I was noticing the faces and the demeanour of the middle-aged or ageing women-shoppers in Sloane Street. It was painful to observe how few of them can use powder and paint with effectiveness and discretion. Some of the lips were dreadful sights. Then the haughty, hard, harsh expression on some of the faces! The sort of expression that says savagely, during strikes: "Shoot them down!" or "They ought to be made to work!" or "Unions ought to be made illegal." A large percentage of these ladies must surely be rather unpleasant to live with. You seldom see such expressions as theirs on the faces of men. I suppose this is because men go about more, and arrive at a notion of the real facts of existence. 

Thinking about the extension of suffrage to women I imagined that a woman like this might conceivably become Prime Minister one day and would inevitably proceed to wreak havoc on the organised labour movement in this country. As regards politics and industry, a lot of these women are living in the 1880's. They are probably one of the origins of the servant problem. They don't realise that they have nothing whatever to be haughty or self-complacent about. Most of them have done nothing for society at large, and little for the other immortal souls who menially serve them: though of course all, or nearly all, of them have patronised the poor.

The truth is that Sloane Street during the shopping hours is not an entirely agreeable spectacle. I much prefer Oxford Street, where the social salt of the earth do not occupy the pavements. I prefer even Bond Street which is more international than Sloane Street and less conscious of a sublime superiority. But for a man with eyes to see - naturally I mean myself - the most interesting shopping street is the despised Strand. Nevertheless the Strand is losing its most endearing and picturesque characteristics. It will soon be widened from end to end. What is worse it will soon consist solely of 'edifices', and the last of the high narrow shop-houses will have vanished. And what is even worse, it will soon be tidy. Withal there are but few frills on the Strand - yet.

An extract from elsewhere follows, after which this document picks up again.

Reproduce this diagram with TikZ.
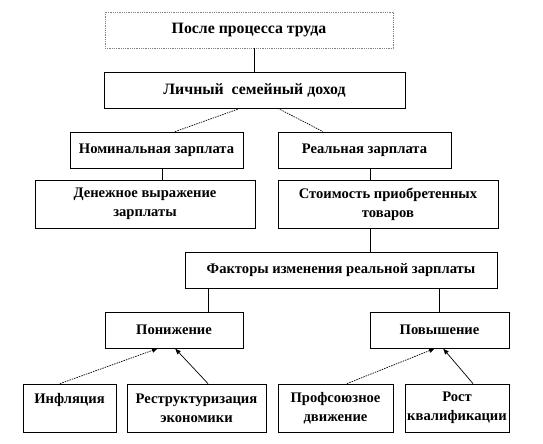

I have been re-reading "Mr. Prohack" and enjoyed it. It does occur to me though that I could have taken a little more trouble and either made it more overtly satirical, or made it more frankly farcical, like "The Card"; it is not an entirely happy compromise. Prohack is I think an engaging character, but the rest are slight.  Speaking of engaging characters, I have also been re-reading "Silas Marner" and think Dolly Winthrop delightful. George Eliot had a surprising facility for gentle humour, and some of her minor character dialogue rivals Hardy at his best.

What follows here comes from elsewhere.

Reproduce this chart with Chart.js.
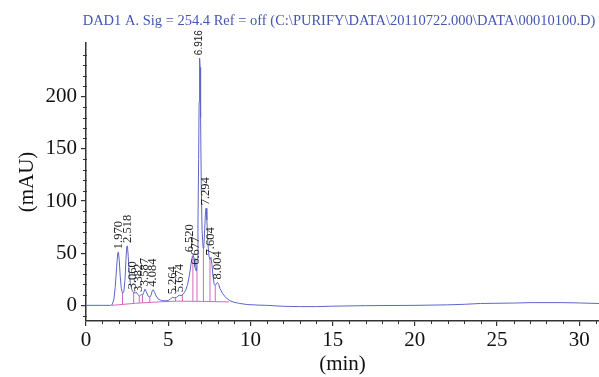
<!DOCTYPE html>
<html>
<head>
<meta charset="utf-8">
<script src="https://cdn.jsdelivr.net/npm/chart.js@4"></script>
<style>
  body { margin: 0; background: #fff; }
  #wrap { width: 599px; height: 377px; }
</style>
</head>
<body>
<div id="wrap"><canvas id="chromChart" width="599" height="377"></canvas></div>
<script>
// DAD1 trace, time (min) vs absorbance (mAU)
const times = [0, 1.0, 1.5, 1.6, 1.7, 1.78, 1.86, 1.93, 1.97, 2.02, 2.08, 2.15, 2.22, 2.3, 2.37, 2.43, 2.48, 2.52, 2.57, 2.63,
  2.7, 2.8, 2.9, 3.0, 3.06, 3.14, 3.24, 3.32, 3.38, 3.44, 3.51, 3.59, 3.67, 3.77, 3.88, 3.96, 4.03, 4.08, 4.16, 4.26,
  4.4, 4.6, 4.8, 5.0, 5.12, 5.26, 5.38, 5.5, 5.6, 5.67, 5.78, 5.9, 6.05, 6.18, 6.3, 6.4, 6.47, 6.52, 6.57, 6.62,
  6.67, 6.72, 6.77, 6.81, 6.85, 6.88, 6.91, 6.94, 6.97, 7.01, 7.06, 7.12, 7.17, 7.22, 7.27, 7.3, 7.35, 7.41, 7.48, 7.54,
  7.6, 7.66, 7.73, 7.8, 7.87, 7.94, 8.0, 8.07, 8.15, 8.3, 8.5, 8.75, 9.0, 9.35, 9.8, 10.4, 11.0, 12.0, 13.0, 14.0,
  15.0, 17.0, 20.0, 22.0, 23.0, 24.0, 26.0, 27.0, 29.0, 30.0, 31.2];
const signal = [0, 0, 0, 0.8, 6, 18, 36, 50, 51, 44, 28, 16, 11.5, 13, 24, 44, 56, 57, 47, 31,
  21, 14.5, 12, 12, 12.5, 10.5, 9, 9.8, 10.5, 9.5, 12.5, 15.5, 13, 9, 7.8, 10, 14, 15, 13, 9,
  6, 4.6, 4.3, 4.6, 6, 7.7, 7.2, 7.6, 9, 9.7, 9.3, 10.5, 14, 20, 30, 41, 47, 48, 45, 37,
  34, 33, 45, 80, 140, 195, 237, 228, 180, 115, 72, 55, 57, 74, 90, 93, 82, 60, 47, 44,
  46, 39, 27, 20, 19, 21, 22, 20, 16, 11.5, 7.5, 4.5, 3, 1.8, 0.8, 0.3, 0, -0.9, -1.2, -1.2,
  -0.8, -0.3, 0, 0.5, 1, 1.8, 2.2, 2.6, 2.6, 2.3, 1.8];

// integration baseline
const baseTimes = [1.58, 3.0, 4.4, 5.5, 7.0, 8.7];
const baseValues = [0, 2.0, 3.3, 4.0, 3.8, 3.3];

// drop lines between integrated peaks
const dropTimes = [2.22, 2.9, 3.24, 3.44, 3.88, 5.45, 5.86, 6.50, 6.75, 7.14, 7.54, 7.86];
const dropBottoms = [0.9, 1.9, 2.3, 2.5, 2.8, 4.0, 4.0, 3.9, 3.85, 3.8, 3.55, 3.55];
const dropTops = [11.5, 12, 9, 9.5, 7.8, 7.3, 10, 47.5, 38, 55, 44, 19];

// labelled peaks (retention time, apex height)
const peakTimes = [1.970, 2.518, 3.060, 3.382, 3.587, 4.084, 5.264, 5.674, 6.520, 6.677, 6.916, 7.294, 7.604, 8.004];
const peakHeights = [51, 57, 12.5, 10, 15.5, 15, 7.7, 9.7, 48, 36, 237, 93, 45, 22];

const xTicks = [0, 5, 10, 15, 20, 25, 30];
const yTicks = [0, 50, 100, 150, 200];

const titleText = 'DAD1 A. Sig = 254.4 Ref = off (C:\\PURIFY\\DATA\\20110722.000\\DATA\\00010100.D)';

const SERIF = '"Liberation Serif", "DejaVu Serif", serif';
const axisColor = '#333';
const traceColor = '#5d66c9';
const pink = '#d866bd';

const tracePoints = times.map((t, i) => ({ x: t, y: signal[i] }));
const basePoints = baseTimes.map((t, i) => ({ x: t, y: baseValues[i] }));
const dropPoints = [];
dropTimes.forEach((t, i) => {
  dropPoints.push({ x: t, y: dropBottoms[i] }, { x: t, y: dropTops[i] }, { x: t, y: null });
});

// minor ticks, title and peak labels
const extrasPlugin = {
  id: 'extras',
  afterDraw(chart) {
    const ctx = chart.ctx;
    const xs = chart.scales.x;
    const ys = chart.scales.y;
    const area = chart.chartArea;

    ctx.save();
    ctx.strokeStyle = axisColor;
    ctx.lineWidth = 1;
    for (let v = 1; v <= 31; v++) {
      if (v % 5 === 0) continue;
      const px = Math.round(xs.getPixelForValue(v)) + 0.5;
      ctx.beginPath();
      ctx.moveTo(px, area.bottom - 1);
      ctx.lineTo(px, area.bottom + 3);
      ctx.stroke();
    }
    for (let v = -10; v <= 250; v += 10) {
      if (v % 50 === 0) continue;
      const py = Math.round(ys.getPixelForValue(v)) + 0.5;
      ctx.beginPath();
      ctx.moveTo(area.left - 3, py);
      ctx.lineTo(area.left + 1, py);
      ctx.stroke();
    }

    // title
    ctx.fillStyle = '#4456b2';
    ctx.font = '14.5px ' + SERIF;
    ctx.textAlign = 'center';
    ctx.textBaseline = 'middle';
    ctx.fillText(titleText, 339, 21);

    // peak labels, rotated
    const labels = peakTimes.map((t, i) => {
      const big = peakHeights[i] === Math.max(...peakHeights);
      const font = big ? '10px "Liberation Sans", Arial, sans-serif' : '12.5px ' + SERIF;
      ctx.font = font;
      const text = t.toFixed(3);
      const w = ctx.measureText(text).width;
      const y = ys.getPixelForValue(peakHeights[i]) - 3;
      return { text, font, x: xs.getPixelForValue(t), y, top: y - w };
    });
    for (let i = labels.length - 1; i > 0; i--) {
      const a = labels[i - 1], b = labels[i];
      const overlapY = a.top < b.y && b.top < a.y;
      if (overlapY && b.x - a.x < 6) a.x = b.x - 6;
    }
    ctx.fillStyle = '#222';
    ctx.textAlign = 'left';
    ctx.textBaseline = 'middle';
    labels.forEach(l => {
      ctx.save();
      ctx.font = l.font;
      ctx.translate(l.x, l.y);
      ctx.rotate(-Math.PI / 2);
      ctx.fillText(l.text, 0, 0);
      ctx.restore();
    });
    ctx.restore();
  }
};

const ctx = document.getElementById('chromChart');
new Chart(ctx, {
  type: 'line',
  data: {
    datasets: [{
      data: tracePoints,
      borderColor: traceColor,
      borderWidth: 1,
      pointRadius: 0,
      tension: 0
    }, {
      data: basePoints,
      borderColor: pink,
      borderWidth: 1,
      pointRadius: 0
    }, {
      data: dropPoints,
      borderColor: pink,
      borderWidth: 1,
      pointRadius: 0,
      spanGaps: false
    }]
  },
  options: {
    responsive: false,
    devicePixelRatio: 1,
    animation: false,
    layout: { padding: { top: 43, right: 0, left: 0, bottom: 0 } },
    plugins: {
      legend: { display: false },
      tooltip: { enabled: false },
      title: { display: false }
    },
    scales: {
      x: {
        type: 'linear',
        min: 0,
        max: 31.2,
        afterBuildTicks: s => { s.ticks = xTicks.map(v => ({ value: v })); },
        afterFit: s => { s.height = 56; },
        ticks: { font: { family: SERIF, size: 21 }, color: '#111', padding: 2, maxRotation: 0, autoSkip: false },
        grid: { drawOnChartArea: false, drawTicks: true, tickLength: 5, color: axisColor, lineWidth: 1.2 },
        border: { display: true, color: axisColor, width: 1.5 },
        title: { display: true, text: '(min)', color: '#111', font: { family: SERIF, size: 21 }, padding: { top: 0, bottom: 0 } }
      },
      y: {
        type: 'linear',
        min: -15,
        max: 251.5,
        afterBuildTicks: s => { s.ticks = yTicks.map(v => ({ value: v })); },
        afterFit: s => { s.width = 86; },
        ticks: { font: { family: SERIF, size: 21 }, color: '#111', padding: 4 },
        grid: { drawOnChartArea: false, drawTicks: true, tickLength: 5, color: axisColor, lineWidth: 1.2 },
        border: { display: true, color: axisColor, width: 1.5 },
        title: { display: true, text: '(mAU)', color: '#111', font: { family: SERIF, size: 21 }, padding: { top: 15, bottom: 0 } }
      }
    }
  },
  plugins: [extrasPlugin]
});
</script>
</body>
</html>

Additionally for October 12th., see 'News from Germany' -

Spender (see 'Writing for Victory' September 3rd.) spoke about the poverty of Germany, and of a great struggle between inhabitants of 2 room tenements in poorer quarters and the police. The police laid down that it was unsanitary for people to sleep in a room where cooking was done. This of course would have put the whole family into one room to sleep. They could not enforce the decree practically. Then they had kitchens constructed in new tenements, in such a manner, so full of corners, that beds could not be put into them! He also spoke of seeing a highly respectable-looking long row of tenements in Munich, as to which a guide friend said to him: "You see those houses? There isn't a w.c. in the whole row. When the tenants want a w.c. they go to that beer hall there and have a drink in order to use a w.c."